Eytan Morgenstern était un jeune Polonais qui a subi, dans un camp de concentration où il était déporté avec ses parents, les expériences du Dr Bleiberg qui ont fait de lui un surhomme, ce super combattant voulu par Himmler. Il a échappé à ses tortionnaires et mené des combats avec le MI6 et le Mossad. Lassé de tant de sang, il s’est coupé du monde pendant quatre ans avant que celui-ci le rattrape. Avec ce personnage hors-normes, aux capacités étonnantes, David Khara continue un combat contre toutes formes d’asservissement de l’Homme. Et la génétique, non encadrée par une déontologie solide, est un des domaines pouvant aboutir à un tel résultat.
À Los Angeles, Virginia, infirmière à l’Hôpital privé Saint-Vincent, est assassinée avec une collègue.
Le professeur Frank Meyer est en route pour une île au large de l’Irlande. Il doit rencontrer son père adoptif, Eytan Morgenstern pour lui transmettre un message sibyllin. Un homme, à l’article de la mort, se réclamant du Consortium, demande à Eytan de venir à l’Hôpital américain de Paris.
À Seattle, Gavin Hastings –Satch-, un flic blanchi sous le harnais, fait équipe avec Andy Irvine, un jeune lieutenant. Ils sont en route vers un entrepôt pour un crime particulièrement odieux. Le processus rappelle à Satch ceux de tueurs en série.

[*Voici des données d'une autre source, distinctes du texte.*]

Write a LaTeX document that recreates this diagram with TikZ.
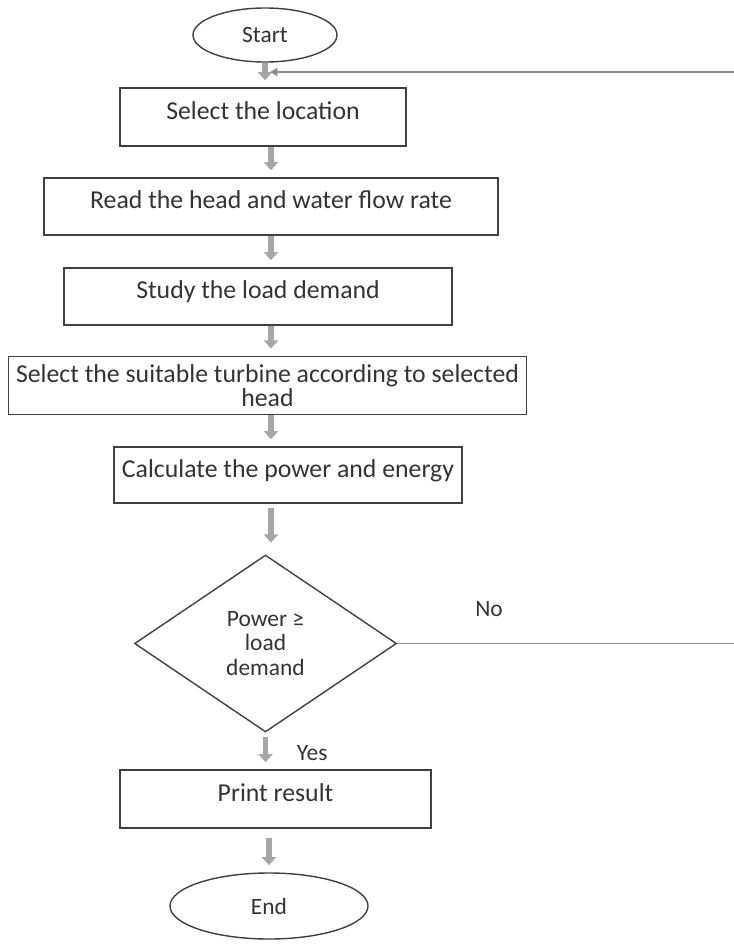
\documentclass[tikz,border=0pt]{standalone}
\usepackage{fontspec}
\setmainfont{Carlito}
\usetikzlibrary{shapes.geometric,arrows.meta}

\newcommand{\px}{0.015cm}

\tikzset{
  flowbox/.style={draw=black!75, line width=0.6pt, rectangle, text=black!80,
    minimum height=58*\px, text height=7.5pt, text depth=5.5pt,
    font=\fontsize{11}{12}\selectfont},
  widebox/.style={draw=black!75, line width=0.6pt, rectangle, text=black!80,
    align=center, font=\fontsize{11}{10.5}\selectfont},
  term/.style={draw=black!75, line width=0.6pt, ellipse, text=black!80,
    font=\fontsize{10}{12}\selectfont},
  choice/.style={draw=black!75, line width=0.6pt, diamond, inner sep=0pt,
    text=black!80, align=center, font=\fontsize{10}{10.5}\selectfont},
  flowarrow/.style={draw=black!35, line width=2.2pt, shorten >=3pt,
    -{Triangle[length=3.5pt,width=6pt]}},
  backline/.style={draw=black!45, line width=0.8pt, shorten >=1pt,
    -{Triangle[length=3pt,width=3.5pt]}},
  edgelabel/.style={text=black!80, font=\fontsize{10}{12}\selectfont}
}

\begin{document}
\begin{tikzpicture}[x=\px, y=-\px]

\useasboundingbox (0,0) rectangle (734,944);

% steps
\node[term, minimum width=144*\px, minimum height=54*\px] (start) at (265,35) {Start};
\node[flowbox, minimum width=286*\px] (loc) at (263,117) {Select the location};
\node[flowbox, minimum width=454*\px, minimum height=57*\px] (read) at (271,206.5) {Read the head and water flow rate};
\node[flowbox, minimum width=388*\px, minimum height=57*\px] (study) at (258,296.5) {Study the load demand};
\node[widebox, minimum width=507*\px, minimum height=55*\px] (turb) at (267.5,385.5) {Select the suitable turbine according to selected\\head};
\node[flowbox, minimum width=336*\px, minimum height=56*\px] (calc) at (288,475) {Calculate the power and energy};
\node[choice, minimum width=262*\px, minimum height=177*\px] (dia) at (265.5,643.5) {Power ≥\\load\\demand};
\node[flowbox, minimum width=311*\px] (print) at (275.5,799) {Print result};
\node[term, minimum width=198*\px, minimum height=66*\px] (end) at (269,906) {End};

\coordinate (col) at (271,0);
\coordinate (join) at (268,72);

% arrows
\draw[flowarrow] (start.south) -- (start.south |- loc.north);
\draw[flowarrow] (loc.south -| col) -- (read.north -| col);
\draw[flowarrow] (read.south -| col) -- (study.north -| col);
\draw[flowarrow] (study.south -| col) -- (turb.north -| col);
\draw[flowarrow] (turb.south -| col) -- (calc.north -| col);
\draw[flowarrow, shorten >=5pt] ([yshift=-2pt]calc.south -| col) -- (dia.north -| col);
\draw[flowarrow] ([yshift=-2pt]dia.south) -- node[edgelabel, midway, right=9pt]{Yes} (print.north -| dia.south);
\draw[flowarrow] ([yshift=-4pt]print.south -| end.north) -- (end.north);

% loop back
\draw[backline] (dia.east) -- node[edgelabel, pos=0.27, yshift=14.5pt]{No} ++(340,0) |- (join);

\end{tikzpicture}
\end{document}
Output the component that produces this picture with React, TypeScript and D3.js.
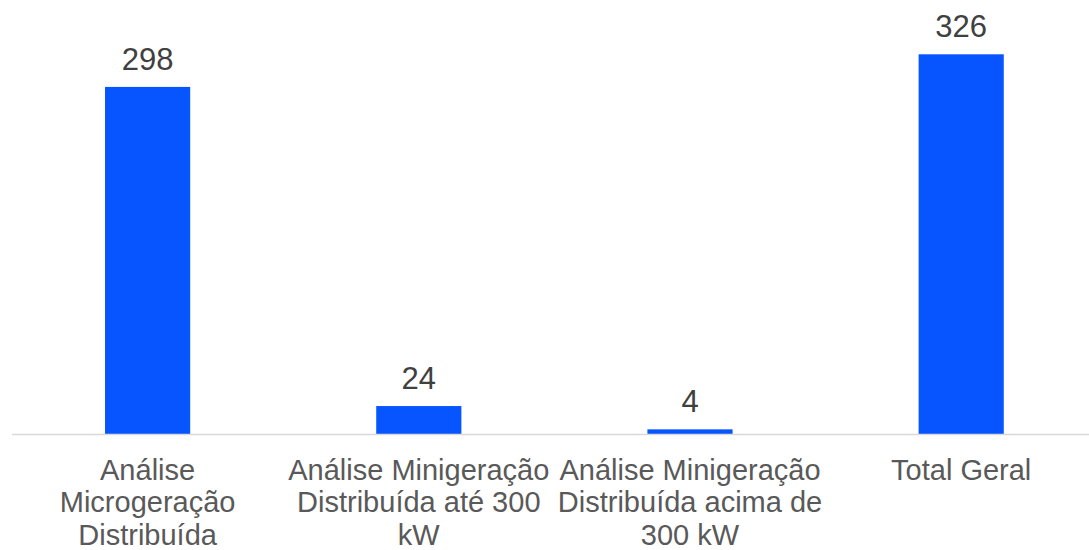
import React from "react";
import * as d3 from "d3";

const categories: string[] = [
  "Análise Microgeração Distribuída",
  "Análise Minigeração Distribuída até 300 kW",
  "Análise Minigeração Distribuída acima de 300 kW",
  "Total Geral",
];
const categoryLines: string[][] = [
  ["Análise", "Microgeração", "Distribuída"],
  ["Análise Minigeração", "Distribuída até 300", "kW"],
  ["Análise Minigeração", "Distribuída acima de", "300 kW"],
  ["Total Geral"],
];
const values: number[] = [298, 24, 4, 326];

const W = 1089;
const H = 550;
const baseY = 434;
const topY = 54.3;
const left = 12;
const right = 1096.8;

export default function App() {
  const x = d3.scaleBand<string>().domain(categories).range([left, right]).padding(0);
  const y = d3.scaleLinear().domain([0, d3.max(values) as number]).range([baseY, topY]);
  const barW = x.bandwidth() * 0.314;
  const font = "'Liberation Sans', Arial, sans-serif";

  return (
    <svg
      width={W}
      height={H}
      style={{ position: "absolute", left: 0, top: 0, display: "block", background: "#fff" }}
    >
      {categories.map((c, i) => {
        const cx = (x(c) as number) + x.bandwidth() / 2;
        return (
          <g key={c}>
            <rect
              x={cx - barW / 2}
              y={y(values[i])}
              width={barW}
              height={baseY - y(values[i])}
              fill="#0655ff"
            />
            <text
              x={cx}
              y={y(values[i]) - 17}
              textAnchor="middle"
              fontFamily={font}
              fontSize={31}
              fill="#404040"
            >
              {values[i]}
            </text>
            <text textAnchor="middle" fontFamily={font} fontSize={29} fill="#595959">
              {categoryLines[i].map((ln, j) => (
                <tspan key={j} x={cx} y={479.5 + j * 32.5}>
                  {ln}
                </tspan>
              ))}
            </text>
          </g>
        );
      })}
      <line x1={left} x2={W} y1={baseY + 0.5} y2={baseY + 0.5} stroke="#d9d9d9" strokeWidth={1.5} />
    </svg>
  );
}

À Paris, Eytan rencontre un homme émacié qui se fait appeler Archibald Mountbatten et se dit le Cypher du Consortium. Il a été écarté de la direction. Sous sa houlette, cette organisation criminelle a mis en place un nouveau programme D-X qui s’inspire de celui qui a permis la fabrication massive de la Pervitine dans l’Allemagne nazie. C’est une drogue, voisine de la méthamphétamine, qui décuple les capacités humaines. Elle a permis la Blitzkrieg de 1940. Il lui demande d’intervenir pour empêcher cette fabrication aux effets secondaires pervers. Pour le convaincre, il démontre qu’Eytan est seul responsable de cette situation car, en 1943…
Autour de ce héros, le romancier anime une galerie de personnages remarquablement conçue, aux caractères judicieusement construits, que ce soit les deux policiers de Seattle ou les protagonistes qui vont croiser la route du héros, ceux avec qui il va faire équipe. Il développe avec rigueur des états d’âmes, des interrogations, des doutes qui permettent d’éclairer certaines facettes de l’intrigue. Il décrit avec justesse les difficultés, par exemple, à annoncer un décès brutal à des proches de la victime, la vie d’un flic qui prend son métier à cœur…
Mais, avec David Khara, l’action a son mot à dire et elle ne s’en prive pas. Il décrit de longues scènes de combats, en détaille les phases avec un style tonique, dynamique, brutal, voire très brutal, ne craignant pas de faire couler le sang.
Le romancier indique dans son récit nombre d’informations, de données authentiques, passant de la génétique au crime, de la période nazie à la situation actuelle. Il évoque Rudyard Kipling et son célébrissime poème If qui se termine par : “Tu seras un homme, mon fils.” La traduction française est d’André Maurois qui s’est permis une réécriture pour des vers parfaitement réguliers et sans rime approximative.
David Khara s’inspire sans doute de certains de ces vers pour décrire les sentiments de ses protagonistes. Il évoque les affreux Gary Leon Ridgway et Ted Bundy, des tueurs en série, ayant suggéré Dragon Rouge et Le Silence des agneaux au romancier Robert Harris. Il n’hésite pas à se livrer à un second degré lorsque, faisant décrire les avancées de la génétique, il écrit : “Pas de fantasmes… pas un délire d’écrivain à l’imagination trop fertile.”
Le programme D-X qui signe le grand retour d’Eytan Morg comprend tous les éléments qui font d’un livre un remarquable roman : une intrigue brillante, une suite de personnages attachants, un sens du récit et un style enlevé. Une suite est annoncée, attendue avec impatience !
serge perraud
David Khara, Le programme D-X, J’Ai Lu n°11982, coll. “Thriller”, octobre 2018, 416 p. – 7,60 €.